PROVIDED DATA ->

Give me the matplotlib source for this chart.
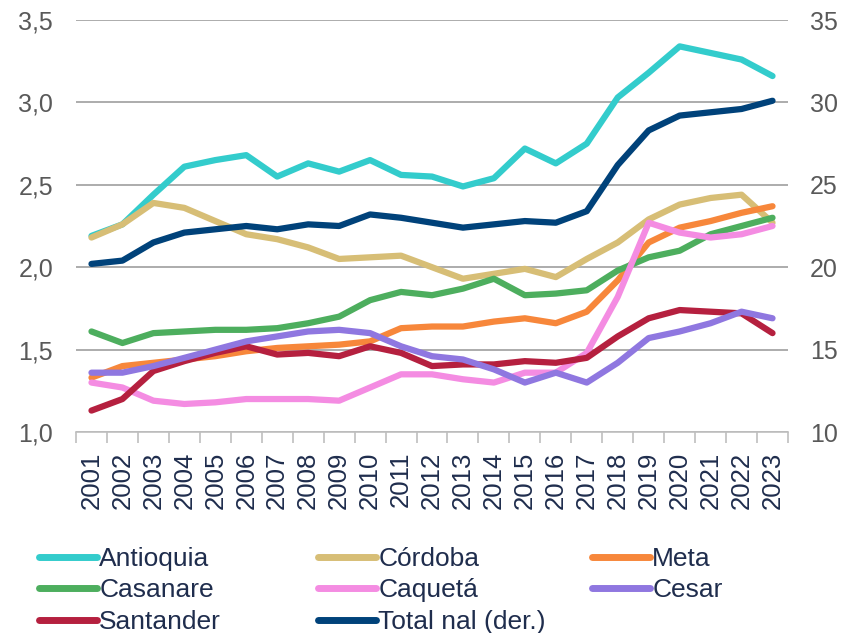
import matplotlib
matplotlib.use("Agg")
import matplotlib.pyplot as plt
from matplotlib.lines import Line2D

plt.rcParams['font.family'] = ['Liberation Sans', 'DejaVu Sans']

years = [str(y) for y in range(2001, 2024)]

antioquia = [2.19, 2.26, 2.44, 2.61, 2.65, 2.68, 2.55, 2.63, 2.58, 2.65, 2.56, 2.55,
             2.49, 2.54, 2.72, 2.63, 2.75, 3.03, 3.18, 3.34, 3.30, 3.26, 3.16]
cordoba = [2.18, 2.26, 2.39, 2.36, 2.28, 2.20, 2.17, 2.12, 2.05, 2.06, 2.07, 2.00,
           1.93, 1.96, 1.99, 1.94, 2.05, 2.15, 2.29, 2.38, 2.42, 2.44, 2.27]
meta = [1.33, 1.40, 1.42, 1.44, 1.46, 1.49, 1.51, 1.52, 1.53, 1.55, 1.63, 1.64,
        1.64, 1.67, 1.69, 1.66, 1.73, 1.92, 2.15, 2.24, 2.28, 2.33, 2.37]
casanare = [1.61, 1.54, 1.60, 1.61, 1.62, 1.62, 1.63, 1.66, 1.70, 1.80, 1.85, 1.83,
            1.87, 1.93, 1.83, 1.84, 1.86, 1.98, 2.06, 2.10, 2.20, 2.25, 2.30]
caqueta = [1.30, 1.27, 1.19, 1.17, 1.18, 1.20, 1.20, 1.20, 1.19, 1.27, 1.35, 1.35,
           1.32, 1.30, 1.36, 1.36, 1.48, 1.82, 2.27, 2.21, 2.18, 2.20, 2.25]
cesar = [1.36, 1.36, 1.40, 1.45, 1.50, 1.55, 1.58, 1.61, 1.62, 1.60, 1.52, 1.46,
         1.44, 1.38, 1.30, 1.36, 1.30, 1.42, 1.57, 1.61, 1.66, 1.73, 1.69]
santander = [1.13, 1.20, 1.37, 1.43, 1.48, 1.52, 1.47, 1.48, 1.46, 1.52, 1.48, 1.40,
             1.41, 1.41, 1.43, 1.42, 1.45, 1.58, 1.69, 1.74, 1.73, 1.72, 1.60]
total_nal = [20.2, 20.4, 21.5, 22.1, 22.3, 22.5, 22.3, 22.6, 22.5, 23.2, 23.0, 22.7,
             22.4, 22.6, 22.8, 22.7, 23.4, 26.2, 28.3, 29.2, 29.4, 29.6, 30.1]

series = [
    ("Antioquia", antioquia, "#33CCCC"),
    ("Córdoba", cordoba, "#D7BE76"),
    ("Meta", meta, "#F7873B"),
    ("Casanare", casanare, "#4DAE5E"),
    ("Caquetá", caqueta, "#F48CE2"),
    ("Santander", santander, "#B5203F"),
    ("Cesar", cesar, "#8F77E0"),
]
total_label = "Total nal (der.)"
total_color = "#00427A"

W, H = 843, 633
fig = plt.figure(figsize=(W / 100, H / 100), dpi=100)
left, right, bottom, top = 76 / W, 788 / W, 1 - 432 / H, 1 - 20 / H
ax = fig.add_axes([left, bottom, right - left, top - bottom])
ax2 = ax.twinx()

x = list(range(len(years)))
lw = 4.5
handles = {}
for name, vals, col in series:
    ax.plot(x, vals, color=col, lw=lw, solid_capstyle='round',
            solid_joinstyle='round', zorder=3)
    handles[name] = col
ax2.plot(x, total_nal, color=total_color, lw=lw, solid_capstyle='round',
         solid_joinstyle='round', zorder=3)
handles[total_label] = total_color

ax.set_xlim(-0.5, len(years) - 0.5)
ax.set_ylim(1.0, 3.5)
ax2.set_ylim(10, 35)
yt = [1.0, 1.5, 2.0, 2.5, 3.0, 3.5]
ax.set_yticks(yt)
ax.set_yticklabels([f"{v:.1f}".replace('.', ',') for v in yt])
ax2.set_yticks([10, 15, 20, 25, 30, 35])
ax.grid(axis='y', color='#A6A6A6', lw=1.3, zorder=0)
ax.set_axisbelow(True)

ax.set_xticks(x)
ax.set_xticklabels(years, rotation=90, color='#1F2D4D', fontsize=18.5)
ax.set_xticks([i - 0.5 for i in range(len(years) + 1)], minor=True)
ax.tick_params(axis='x', which='major', length=0, pad=14)
ax.tick_params(axis='x', which='minor', length=8, color='#BFBFBF', width=1.2)
ax.tick_params(axis='y', length=0, pad=16.5, labelcolor='#595959', labelsize=18)
ax2.tick_params(axis='y', length=0, pad=16, labelcolor='#595959', labelsize=18)

for a in (ax, ax2):
    for s in ('left', 'right', 'top'):
        a.spines[s].set_visible(False)
    a.spines['bottom'].set_color('#BFBFBF')
    a.spines['bottom'].set_linewidth(1.2)
ax2.spines['bottom'].set_visible(False)

cols = [
    (["Antioquia", "Casanare", "Santander"], 39),
    (["Córdoba", "Caquetá", total_label], 318),
    (["Meta", "Cesar"], 592),
]
for names, xpx in cols:
    hs = [Line2D([0], [0], color=handles[n], lw=5, solid_capstyle='round') for n in names]
    leg = fig.legend(hs, names, loc='upper left', bbox_to_anchor=(xpx / W, 1 - 547 / H),
                     frameon=False, fontsize=19, handlelength=2.2, handletextpad=0.08,
                     borderpad=0, borderaxespad=0, labelspacing=0.28)
    for t in leg.get_texts():
        t.set_color('#1F2D4D')

fig.savefig("out.png", dpi=100)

TASK DIRECTIONS -> Begin at the top of the material above and output each line exactly, stopping after the line that holds "ax2 = ax.twinx()". Leave out pictures.

TASK ANSWER ->
Give me the matplotlib source for this chart.
import matplotlib
matplotlib.use("Agg")
import matplotlib.pyplot as plt
from matplotlib.lines import Line2D

plt.rcParams['font.family'] = ['Liberation Sans', 'DejaVu Sans']

years = [str(y) for y in range(2001, 2024)]

antioquia = [2.19, 2.26, 2.44, 2.61, 2.65, 2.68, 2.55, 2.63, 2.58, 2.65, 2.56, 2.55,
             2.49, 2.54, 2.72, 2.63, 2.75, 3.03, 3.18, 3.34, 3.30, 3.26, 3.16]
cordoba = [2.18, 2.26, 2.39, 2.36, 2.28, 2.20, 2.17, 2.12, 2.05, 2.06, 2.07, 2.00,
           1.93, 1.96, 1.99, 1.94, 2.05, 2.15, 2.29, 2.38, 2.42, 2.44, 2.27]
meta = [1.33, 1.40, 1.42, 1.44, 1.46, 1.49, 1.51, 1.52, 1.53, 1.55, 1.63, 1.64,
        1.64, 1.67, 1.69, 1.66, 1.73, 1.92, 2.15, 2.24, 2.28, 2.33, 2.37]
casanare = [1.61, 1.54, 1.60, 1.61, 1.62, 1.62, 1.63, 1.66, 1.70, 1.80, 1.85, 1.83,
            1.87, 1.93, 1.83, 1.84, 1.86, 1.98, 2.06, 2.10, 2.20, 2.25, 2.30]
caqueta = [1.30, 1.27, 1.19, 1.17, 1.18, 1.20, 1.20, 1.20, 1.19, 1.27, 1.35, 1.35,
           1.32, 1.30, 1.36, 1.36, 1.48, 1.82, 2.27, 2.21, 2.18, 2.20, 2.25]
cesar = [1.36, 1.36, 1.40, 1.45, 1.50, 1.55, 1.58, 1.61, 1.62, 1.60, 1.52, 1.46,
         1.44, 1.38, 1.30, 1.36, 1.30, 1.42, 1.57, 1.61, 1.66, 1.73, 1.69]
santander = [1.13, 1.20, 1.37, 1.43, 1.48, 1.52, 1.47, 1.48, 1.46, 1.52, 1.48, 1.40,
             1.41, 1.41, 1.43, 1.42, 1.45, 1.58, 1.69, 1.74, 1.73, 1.72, 1.60]
total_nal = [20.2, 20.4, 21.5, 22.1, 22.3, 22.5, 22.3, 22.6, 22.5, 23.2, 23.0, 22.7,
             22.4, 22.6, 22.8, 22.7, 23.4, 26.2, 28.3, 29.2, 29.4, 29.6, 30.1]

series = [
    ("Antioquia", antioquia, "#33CCCC"),
    ("Córdoba", cordoba, "#D7BE76"),
    ("Meta", meta, "#F7873B"),
    ("Casanare", casanare, "#4DAE5E"),
    ("Caquetá", caqueta, "#F48CE2"),
    ("Santander", santander, "#B5203F"),
    ("Cesar", cesar, "#8F77E0"),
]
total_label = "Total nal (der.)"
total_color = "#00427A"

W, H = 843, 633
fig = plt.figure(figsize=(W / 100, H / 100), dpi=100)
left, right, bottom, top = 76 / W, 788 / W, 1 - 432 / H, 1 - 20 / H
ax = fig.add_axes([left, bottom, right - left, top - bottom])
ax2 = ax.twinx()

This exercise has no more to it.